■ **Stated problem**: Nothing outside the lines from the one containing "Reproduce this chart" down to the one containing "const Y_TICKS = [0, 200, 400, 600, 800, 1000, 1200];" belongs in the copy; print that span exactly, both ends included, with pictures removed.
===== Provided records =====
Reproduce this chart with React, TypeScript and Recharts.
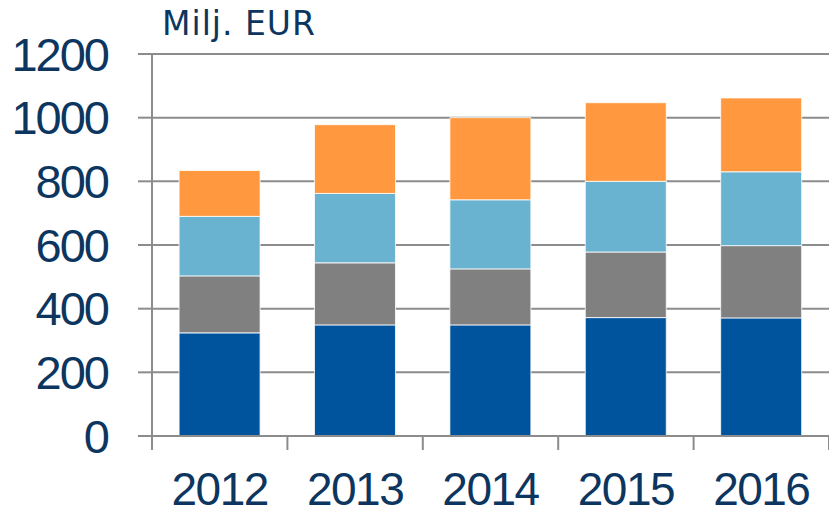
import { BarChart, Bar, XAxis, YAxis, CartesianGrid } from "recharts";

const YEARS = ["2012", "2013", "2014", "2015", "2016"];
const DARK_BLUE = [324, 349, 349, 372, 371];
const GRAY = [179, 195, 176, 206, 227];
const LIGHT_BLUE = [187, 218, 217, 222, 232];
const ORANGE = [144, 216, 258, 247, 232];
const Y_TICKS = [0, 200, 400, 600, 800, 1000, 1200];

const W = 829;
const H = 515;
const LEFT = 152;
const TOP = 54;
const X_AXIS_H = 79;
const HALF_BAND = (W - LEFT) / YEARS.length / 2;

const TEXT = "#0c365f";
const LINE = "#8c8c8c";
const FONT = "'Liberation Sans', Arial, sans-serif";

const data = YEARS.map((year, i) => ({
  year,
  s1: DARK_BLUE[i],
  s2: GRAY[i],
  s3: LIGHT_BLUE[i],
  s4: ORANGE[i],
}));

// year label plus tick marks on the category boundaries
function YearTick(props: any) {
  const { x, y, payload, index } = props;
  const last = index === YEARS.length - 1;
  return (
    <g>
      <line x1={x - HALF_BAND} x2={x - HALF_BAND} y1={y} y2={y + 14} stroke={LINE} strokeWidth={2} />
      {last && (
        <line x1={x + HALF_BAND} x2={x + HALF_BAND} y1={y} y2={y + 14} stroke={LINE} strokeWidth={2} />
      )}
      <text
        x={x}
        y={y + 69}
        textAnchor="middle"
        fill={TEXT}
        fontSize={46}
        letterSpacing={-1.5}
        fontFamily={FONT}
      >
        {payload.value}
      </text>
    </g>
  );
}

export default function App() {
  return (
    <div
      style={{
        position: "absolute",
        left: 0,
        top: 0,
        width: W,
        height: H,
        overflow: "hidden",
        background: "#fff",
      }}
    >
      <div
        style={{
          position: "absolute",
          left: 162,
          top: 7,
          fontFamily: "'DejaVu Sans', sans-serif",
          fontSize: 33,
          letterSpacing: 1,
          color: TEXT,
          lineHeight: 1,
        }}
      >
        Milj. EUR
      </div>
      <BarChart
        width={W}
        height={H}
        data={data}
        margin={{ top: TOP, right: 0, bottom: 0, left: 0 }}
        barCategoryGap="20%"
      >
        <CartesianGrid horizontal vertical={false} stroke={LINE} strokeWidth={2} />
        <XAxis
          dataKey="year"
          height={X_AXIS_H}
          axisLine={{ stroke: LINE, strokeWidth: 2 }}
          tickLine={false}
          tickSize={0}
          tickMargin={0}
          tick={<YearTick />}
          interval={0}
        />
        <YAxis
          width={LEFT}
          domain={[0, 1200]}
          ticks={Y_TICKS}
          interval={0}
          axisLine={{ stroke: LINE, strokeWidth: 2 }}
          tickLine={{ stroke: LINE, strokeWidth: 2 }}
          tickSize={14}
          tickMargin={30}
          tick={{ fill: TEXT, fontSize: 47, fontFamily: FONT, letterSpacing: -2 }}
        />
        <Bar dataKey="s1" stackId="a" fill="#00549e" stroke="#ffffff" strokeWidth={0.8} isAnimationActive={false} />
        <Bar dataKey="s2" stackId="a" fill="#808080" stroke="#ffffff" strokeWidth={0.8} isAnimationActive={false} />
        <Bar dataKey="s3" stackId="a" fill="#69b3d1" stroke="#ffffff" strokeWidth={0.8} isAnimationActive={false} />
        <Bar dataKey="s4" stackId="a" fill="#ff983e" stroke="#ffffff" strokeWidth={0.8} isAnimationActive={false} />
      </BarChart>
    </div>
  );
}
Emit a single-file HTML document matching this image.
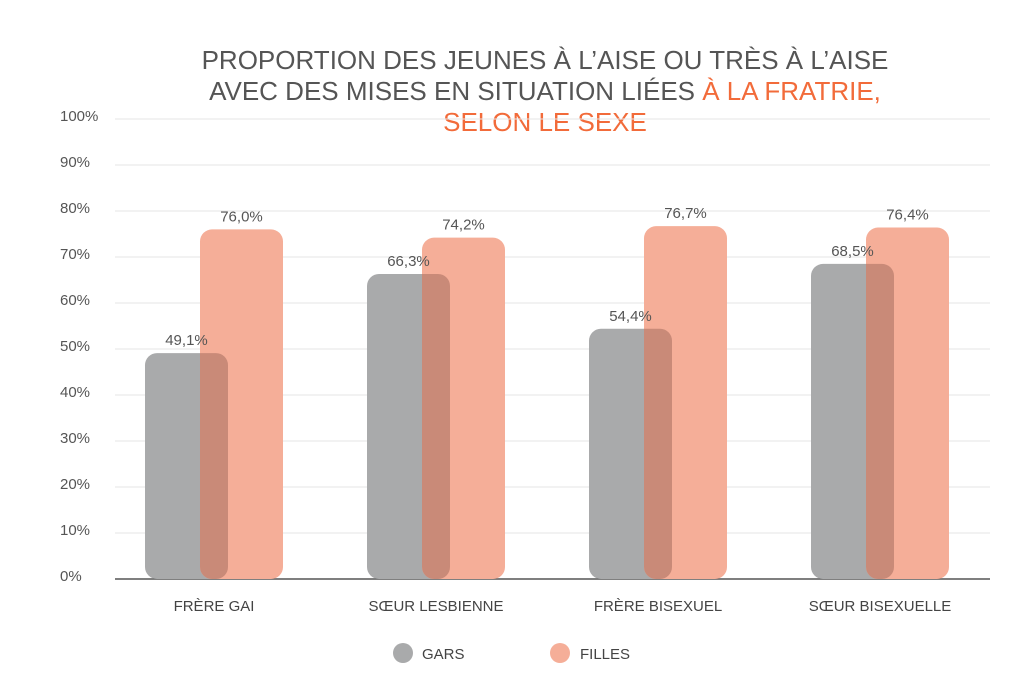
=====
===== Provided records =====
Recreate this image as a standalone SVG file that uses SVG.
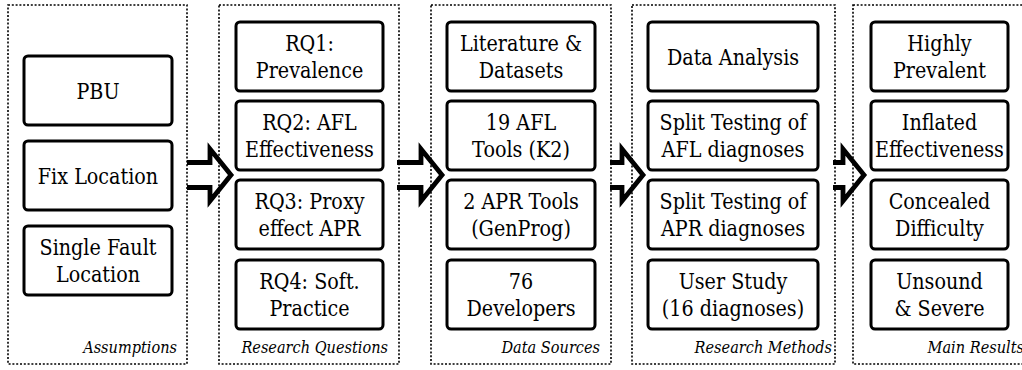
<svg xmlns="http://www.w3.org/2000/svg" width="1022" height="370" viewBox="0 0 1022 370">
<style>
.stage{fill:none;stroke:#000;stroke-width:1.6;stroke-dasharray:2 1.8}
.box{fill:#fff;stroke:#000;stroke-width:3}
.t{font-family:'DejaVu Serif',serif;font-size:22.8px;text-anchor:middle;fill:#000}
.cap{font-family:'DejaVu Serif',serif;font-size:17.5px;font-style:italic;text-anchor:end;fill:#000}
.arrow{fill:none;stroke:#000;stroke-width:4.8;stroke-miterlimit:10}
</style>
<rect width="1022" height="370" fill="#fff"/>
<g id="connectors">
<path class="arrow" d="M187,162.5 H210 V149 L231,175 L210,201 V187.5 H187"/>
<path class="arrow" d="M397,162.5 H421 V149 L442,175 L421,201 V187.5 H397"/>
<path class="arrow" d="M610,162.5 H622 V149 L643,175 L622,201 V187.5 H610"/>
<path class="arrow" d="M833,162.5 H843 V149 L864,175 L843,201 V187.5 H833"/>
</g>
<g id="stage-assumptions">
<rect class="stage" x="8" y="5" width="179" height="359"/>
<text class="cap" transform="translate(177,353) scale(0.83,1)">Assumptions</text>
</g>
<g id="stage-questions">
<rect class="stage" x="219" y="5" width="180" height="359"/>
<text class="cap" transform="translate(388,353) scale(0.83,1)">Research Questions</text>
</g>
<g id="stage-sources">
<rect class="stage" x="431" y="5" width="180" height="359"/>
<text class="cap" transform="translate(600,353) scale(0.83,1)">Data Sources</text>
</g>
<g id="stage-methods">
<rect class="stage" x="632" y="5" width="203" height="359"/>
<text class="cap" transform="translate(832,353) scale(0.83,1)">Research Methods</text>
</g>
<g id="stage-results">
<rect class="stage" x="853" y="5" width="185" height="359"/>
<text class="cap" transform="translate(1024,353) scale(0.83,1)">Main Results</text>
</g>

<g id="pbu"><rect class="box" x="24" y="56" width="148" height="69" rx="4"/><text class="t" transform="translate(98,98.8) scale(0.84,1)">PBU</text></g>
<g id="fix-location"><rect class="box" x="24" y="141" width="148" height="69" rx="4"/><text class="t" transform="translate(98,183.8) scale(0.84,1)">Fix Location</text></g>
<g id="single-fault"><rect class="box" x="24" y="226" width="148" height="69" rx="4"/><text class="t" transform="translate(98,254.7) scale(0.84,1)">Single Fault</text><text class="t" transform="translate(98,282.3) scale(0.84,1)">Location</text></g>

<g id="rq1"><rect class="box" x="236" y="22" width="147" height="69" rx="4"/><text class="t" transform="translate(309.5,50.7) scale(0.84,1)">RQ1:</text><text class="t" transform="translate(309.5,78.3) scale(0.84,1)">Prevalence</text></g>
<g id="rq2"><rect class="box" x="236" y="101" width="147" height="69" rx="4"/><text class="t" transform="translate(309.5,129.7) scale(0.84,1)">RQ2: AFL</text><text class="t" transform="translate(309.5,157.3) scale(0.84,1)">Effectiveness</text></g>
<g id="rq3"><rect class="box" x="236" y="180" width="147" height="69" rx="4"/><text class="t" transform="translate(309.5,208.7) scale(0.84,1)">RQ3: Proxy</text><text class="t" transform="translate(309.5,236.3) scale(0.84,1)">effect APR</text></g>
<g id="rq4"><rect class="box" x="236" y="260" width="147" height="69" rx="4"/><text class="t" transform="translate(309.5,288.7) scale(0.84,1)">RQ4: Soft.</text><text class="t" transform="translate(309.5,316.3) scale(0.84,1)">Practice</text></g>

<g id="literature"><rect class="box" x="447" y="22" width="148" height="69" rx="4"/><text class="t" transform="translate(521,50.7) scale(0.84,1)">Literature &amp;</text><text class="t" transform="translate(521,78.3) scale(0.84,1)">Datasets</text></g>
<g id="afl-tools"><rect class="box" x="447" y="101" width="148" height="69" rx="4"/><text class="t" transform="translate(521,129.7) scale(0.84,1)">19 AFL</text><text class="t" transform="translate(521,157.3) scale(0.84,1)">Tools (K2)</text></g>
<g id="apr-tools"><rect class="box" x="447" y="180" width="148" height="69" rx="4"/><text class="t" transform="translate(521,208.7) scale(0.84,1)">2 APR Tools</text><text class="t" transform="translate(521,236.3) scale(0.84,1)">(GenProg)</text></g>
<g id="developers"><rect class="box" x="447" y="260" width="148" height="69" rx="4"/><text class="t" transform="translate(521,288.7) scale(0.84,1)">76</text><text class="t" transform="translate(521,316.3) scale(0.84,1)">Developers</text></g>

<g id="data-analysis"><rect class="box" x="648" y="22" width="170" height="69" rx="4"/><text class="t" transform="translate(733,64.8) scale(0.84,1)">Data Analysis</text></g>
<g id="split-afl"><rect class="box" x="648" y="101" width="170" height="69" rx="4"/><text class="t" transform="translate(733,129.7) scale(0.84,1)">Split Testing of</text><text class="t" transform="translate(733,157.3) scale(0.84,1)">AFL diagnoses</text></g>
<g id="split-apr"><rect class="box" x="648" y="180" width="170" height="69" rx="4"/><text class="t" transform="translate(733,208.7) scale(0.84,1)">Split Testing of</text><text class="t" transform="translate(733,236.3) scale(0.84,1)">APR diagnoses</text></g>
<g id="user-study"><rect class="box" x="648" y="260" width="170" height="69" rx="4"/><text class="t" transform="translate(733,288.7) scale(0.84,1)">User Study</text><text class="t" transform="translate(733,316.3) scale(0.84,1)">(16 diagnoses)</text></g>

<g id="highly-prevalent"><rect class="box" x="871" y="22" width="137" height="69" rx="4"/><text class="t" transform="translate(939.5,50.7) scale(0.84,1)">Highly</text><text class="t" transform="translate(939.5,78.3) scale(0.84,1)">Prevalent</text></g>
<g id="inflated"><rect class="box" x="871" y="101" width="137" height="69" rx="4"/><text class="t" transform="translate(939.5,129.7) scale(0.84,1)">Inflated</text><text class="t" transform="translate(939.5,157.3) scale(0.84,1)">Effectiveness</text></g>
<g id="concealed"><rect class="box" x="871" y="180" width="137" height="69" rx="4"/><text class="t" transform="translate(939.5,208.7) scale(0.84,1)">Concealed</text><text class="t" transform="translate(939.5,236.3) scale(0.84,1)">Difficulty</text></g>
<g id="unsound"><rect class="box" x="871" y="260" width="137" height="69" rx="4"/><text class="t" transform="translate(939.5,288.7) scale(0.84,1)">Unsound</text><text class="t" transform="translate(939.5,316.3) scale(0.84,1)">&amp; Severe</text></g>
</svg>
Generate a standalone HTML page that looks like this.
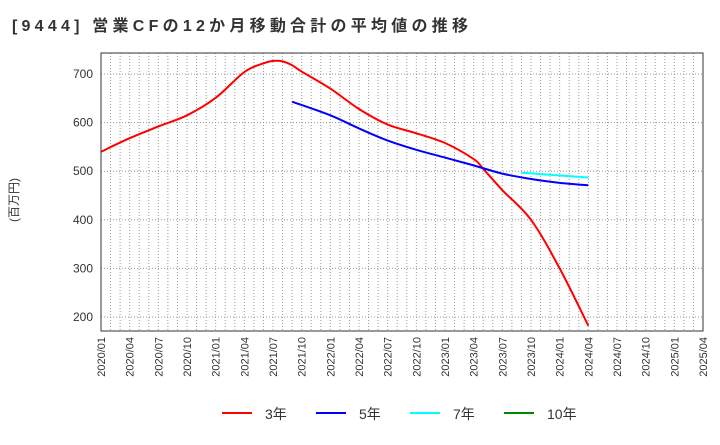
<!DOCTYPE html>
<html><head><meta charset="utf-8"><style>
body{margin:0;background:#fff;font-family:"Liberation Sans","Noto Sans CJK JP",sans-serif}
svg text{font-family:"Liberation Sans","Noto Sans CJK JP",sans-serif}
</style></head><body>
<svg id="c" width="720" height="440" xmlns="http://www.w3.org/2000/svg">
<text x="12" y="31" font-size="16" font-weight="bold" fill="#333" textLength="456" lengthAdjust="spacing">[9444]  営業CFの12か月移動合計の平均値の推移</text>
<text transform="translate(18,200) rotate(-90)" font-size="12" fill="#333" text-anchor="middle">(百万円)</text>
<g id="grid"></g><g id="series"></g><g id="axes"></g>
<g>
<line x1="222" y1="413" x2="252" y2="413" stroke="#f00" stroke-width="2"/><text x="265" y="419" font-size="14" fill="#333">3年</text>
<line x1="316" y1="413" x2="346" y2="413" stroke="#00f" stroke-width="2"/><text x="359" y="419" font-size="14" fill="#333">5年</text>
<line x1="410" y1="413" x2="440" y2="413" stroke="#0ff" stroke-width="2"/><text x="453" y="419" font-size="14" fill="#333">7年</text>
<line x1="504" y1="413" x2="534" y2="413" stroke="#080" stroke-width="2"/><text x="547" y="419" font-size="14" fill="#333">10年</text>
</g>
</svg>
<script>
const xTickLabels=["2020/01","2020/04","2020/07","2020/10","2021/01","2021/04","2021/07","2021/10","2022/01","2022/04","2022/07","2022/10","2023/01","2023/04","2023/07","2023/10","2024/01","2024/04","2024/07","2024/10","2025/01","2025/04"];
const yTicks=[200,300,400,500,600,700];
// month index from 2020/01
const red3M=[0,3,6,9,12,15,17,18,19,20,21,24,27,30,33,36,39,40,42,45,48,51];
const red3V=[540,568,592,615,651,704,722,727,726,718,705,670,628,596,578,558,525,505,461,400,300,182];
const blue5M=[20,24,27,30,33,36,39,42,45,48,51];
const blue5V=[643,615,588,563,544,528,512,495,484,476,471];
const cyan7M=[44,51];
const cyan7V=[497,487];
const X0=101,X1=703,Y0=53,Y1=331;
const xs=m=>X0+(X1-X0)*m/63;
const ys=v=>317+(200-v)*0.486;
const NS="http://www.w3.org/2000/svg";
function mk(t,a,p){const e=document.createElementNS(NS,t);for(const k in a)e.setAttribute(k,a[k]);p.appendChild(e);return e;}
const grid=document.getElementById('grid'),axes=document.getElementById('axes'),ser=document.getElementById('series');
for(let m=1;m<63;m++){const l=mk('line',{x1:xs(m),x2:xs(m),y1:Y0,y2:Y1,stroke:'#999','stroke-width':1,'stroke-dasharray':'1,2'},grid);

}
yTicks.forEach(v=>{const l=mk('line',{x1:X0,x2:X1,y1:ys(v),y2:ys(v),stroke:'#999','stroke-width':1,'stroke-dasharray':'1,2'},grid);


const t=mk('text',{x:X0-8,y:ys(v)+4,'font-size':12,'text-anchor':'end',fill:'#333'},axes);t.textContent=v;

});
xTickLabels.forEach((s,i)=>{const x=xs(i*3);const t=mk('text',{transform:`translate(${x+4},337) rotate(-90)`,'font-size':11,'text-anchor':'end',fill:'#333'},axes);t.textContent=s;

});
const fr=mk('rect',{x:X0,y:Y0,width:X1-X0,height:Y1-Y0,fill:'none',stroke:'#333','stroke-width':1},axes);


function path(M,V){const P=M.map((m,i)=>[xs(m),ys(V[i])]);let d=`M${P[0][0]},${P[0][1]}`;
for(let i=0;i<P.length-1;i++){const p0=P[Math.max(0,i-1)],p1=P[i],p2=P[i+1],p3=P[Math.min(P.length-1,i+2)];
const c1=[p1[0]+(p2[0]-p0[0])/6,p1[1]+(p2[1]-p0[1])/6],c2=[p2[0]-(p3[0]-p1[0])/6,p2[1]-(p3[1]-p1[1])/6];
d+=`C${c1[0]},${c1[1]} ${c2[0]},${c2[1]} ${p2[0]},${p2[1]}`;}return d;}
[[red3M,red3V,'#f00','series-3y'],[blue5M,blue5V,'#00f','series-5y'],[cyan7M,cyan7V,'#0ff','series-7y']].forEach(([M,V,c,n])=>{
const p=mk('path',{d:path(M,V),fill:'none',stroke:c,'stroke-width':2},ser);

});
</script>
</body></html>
=====
===== Provided records =====
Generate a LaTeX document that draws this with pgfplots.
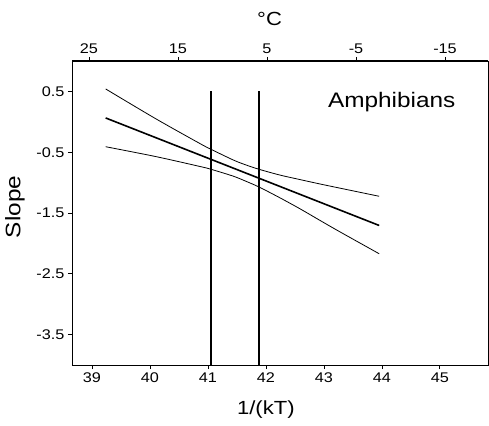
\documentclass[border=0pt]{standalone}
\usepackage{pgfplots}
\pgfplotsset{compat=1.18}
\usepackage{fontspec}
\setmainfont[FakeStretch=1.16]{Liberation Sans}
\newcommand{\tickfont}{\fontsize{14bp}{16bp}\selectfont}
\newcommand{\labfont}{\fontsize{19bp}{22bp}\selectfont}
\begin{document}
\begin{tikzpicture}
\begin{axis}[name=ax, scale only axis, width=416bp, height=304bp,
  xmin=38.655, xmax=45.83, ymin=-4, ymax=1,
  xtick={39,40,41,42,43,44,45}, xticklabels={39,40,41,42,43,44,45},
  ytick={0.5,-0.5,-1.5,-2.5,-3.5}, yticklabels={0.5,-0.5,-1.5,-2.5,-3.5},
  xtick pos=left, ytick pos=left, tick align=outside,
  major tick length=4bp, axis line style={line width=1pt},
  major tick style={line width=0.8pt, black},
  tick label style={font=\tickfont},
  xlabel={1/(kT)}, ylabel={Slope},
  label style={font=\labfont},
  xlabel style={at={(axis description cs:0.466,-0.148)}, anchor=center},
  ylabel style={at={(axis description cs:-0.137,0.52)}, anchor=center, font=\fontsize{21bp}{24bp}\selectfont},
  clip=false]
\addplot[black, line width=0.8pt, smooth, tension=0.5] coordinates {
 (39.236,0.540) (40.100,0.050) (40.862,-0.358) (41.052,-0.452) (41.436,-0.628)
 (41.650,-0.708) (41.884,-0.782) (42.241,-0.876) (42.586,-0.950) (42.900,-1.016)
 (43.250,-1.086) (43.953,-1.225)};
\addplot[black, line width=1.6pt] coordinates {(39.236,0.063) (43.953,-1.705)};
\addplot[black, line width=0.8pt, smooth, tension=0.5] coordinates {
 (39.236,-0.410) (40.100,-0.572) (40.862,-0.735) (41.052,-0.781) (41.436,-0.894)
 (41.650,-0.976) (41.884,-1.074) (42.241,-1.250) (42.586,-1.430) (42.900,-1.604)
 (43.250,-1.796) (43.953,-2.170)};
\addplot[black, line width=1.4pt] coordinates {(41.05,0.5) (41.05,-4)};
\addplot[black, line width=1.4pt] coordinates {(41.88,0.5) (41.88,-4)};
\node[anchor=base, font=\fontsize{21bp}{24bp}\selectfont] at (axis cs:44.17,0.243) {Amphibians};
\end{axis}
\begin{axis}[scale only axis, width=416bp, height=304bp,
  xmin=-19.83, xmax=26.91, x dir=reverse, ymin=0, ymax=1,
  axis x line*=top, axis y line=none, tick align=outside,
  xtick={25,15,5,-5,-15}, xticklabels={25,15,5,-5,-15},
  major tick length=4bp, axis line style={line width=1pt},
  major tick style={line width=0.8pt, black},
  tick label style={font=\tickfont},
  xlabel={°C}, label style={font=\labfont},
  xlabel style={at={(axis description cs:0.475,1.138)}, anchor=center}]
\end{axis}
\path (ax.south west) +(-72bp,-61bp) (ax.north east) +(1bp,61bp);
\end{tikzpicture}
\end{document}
=====
■ **Solution for this task**:
Reproduce this chart with React, TypeScript and Recharts.
import { BarChart, Bar, XAxis, YAxis, CartesianGrid } from "recharts";

const YEARS = ["2012", "2013", "2014", "2015", "2016"];
const DARK_BLUE = [324, 349, 349, 372, 371];
const GRAY = [179, 195, 176, 206, 227];
const LIGHT_BLUE = [187, 218, 217, 222, 232];
const ORANGE = [144, 216, 258, 247, 232];
const Y_TICKS = [0, 200, 400, 600, 800, 1000, 1200];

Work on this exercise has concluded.